Harris on the Record

What impacts you and the media doesn't cover. – Art Harris


After 40 plus years of writing, it’s difficult to put paper and pen aside, especially when the conscience is pricked by some action or activity impacting the public: thus the decision to again pursue the elusive truth.

According to blog etiquette, a brief resume of the author is suggested. So, in all modesty allow me proceed.

Born in 1936 in Brooklyn, N.Y. during one of the nation’s hottest summers, my parents moved a few years later to Delaware where my father was employed as superintendent of the Wilmington transit system. My primary education began at Walnut Green School – a public school with one room, one teacher for six grades, outside toilets and a pump for well water, and I walked there and home two miles each way – character building they say.

In second grade, I entered Tower Hill School, a private school in Wilmington, started by duPont families. I continued there through the sixth grade, and spent the seventh and eighth grade at Friends School, also in Wilmington, and the arch rival of Tower Hill. The story line my parents told me for the school switch was because Tower Hill tuition increased.

In the summer of 1950, my father accepted a position in the management of the Indianapolis Transit System as vice-president and general manager. The only connection I had with Indianapolis was that I used to listen to the race.

At the end of August, my parents and I drove cross-country to Indianapolis, and the day after Labor Day I entered at Shortridge High School as a freshman. I went from private schools with enrolments of a few hundred to public education with enrolments of thousands.

Talk about culture shock.

We had lived on 40 acres in the bucolic Delaware countryside that was owned by Crawford H. Greenewalt, the president of the DuPont Company, which assisted in the development of the atomic bomb.

In Indianapolis, we lived on the second floor of a duplex at 38th and Pennsylvania and the landlord lived downstairs.

To say I was a bit miserable is putting it mildly.

Somehow I amazed teachers and administrators and graduated from Shortridge in 1954, and that Fall entered Indiana University despite premonitions by my advisor that I’d never graduate. Regardless of the odds and fraternity life, I gained an undergraduate degree and a graduate degree – a masters in American History. My primary advisor was Dr. R. Carlyle Buley, a Pulitzer award winner.

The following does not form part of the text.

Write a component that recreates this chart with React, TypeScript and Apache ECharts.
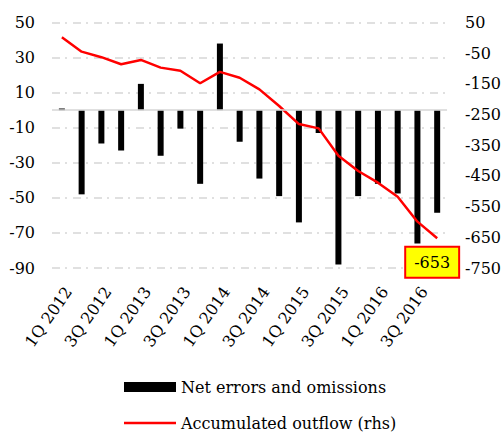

Entranced by academia, 1960 found me on the staff of Illinois College in Jacksonville, Ill. with my then wife of two years, and a year later with a son, Wes. Ironically, one of the students there now lives several blocks from me, Jim Voyles.

Dismayed by the college president, a position of sports editor opened at the local daily newspaper, The Jacksonsville Journal & Courier, which hired me despite my handicap in journalism and sports. (My credentials – student manager of the IU varsity baseball team.)

My seven years with the Illinois newspaper was a fabulous learning experience, and in 1968  I returned to Indianapolis as a general assignment reporter with The Indianapolis News at twice my Illinois salary. My boss was Wendell C. Phillippi, whose family was from Zionsville.

During the 34 years with the Pulliam papers, and subsequently Gannett Newspapers, my assignments included covering city and county government, state courts, the environment beat and the Indianapolis 500, retiring in 2001.

It was a wonderful run and I was privileged to meet and know many great Hoosiers, as well as some scoundrels.  The Pulliams were an extraordinary family to work for and with.

My spouse, Elizabeth (Betsy), whom I met while at The News (she of  The Indianapolis Star),with her daughter, Ayun, and I moved to Zionsville in 1978 after Judge Paul Johnson married us at his home on a rainy June 29 evening while his wife fried salmon patties.

In 2003,  a vacancy opened on the Zionsville Town Council when Lance Lantz resigned to become street superintendent. The four council members were split 2-2 between myself and the other candidate, Guinn Doyle. Town Clerk-Treasurer Beverly Harves broke the deadlock, and I was elected to complete the vacated term.  That May, in the primary I was elected, and in 2007 was re-elected serving until 2011.

Betsy and I, along with several black Labrador retrievers, have lived in our Zionsville log home for 32 years and plan on staying.

My hope in composing this blog is to bring readers in Zionsville and Boone County thorough, impartial and balanced coverage of news which impacts their lives and their families that somehow is missing in the media.

And, thus I continue the search for the elusive truth.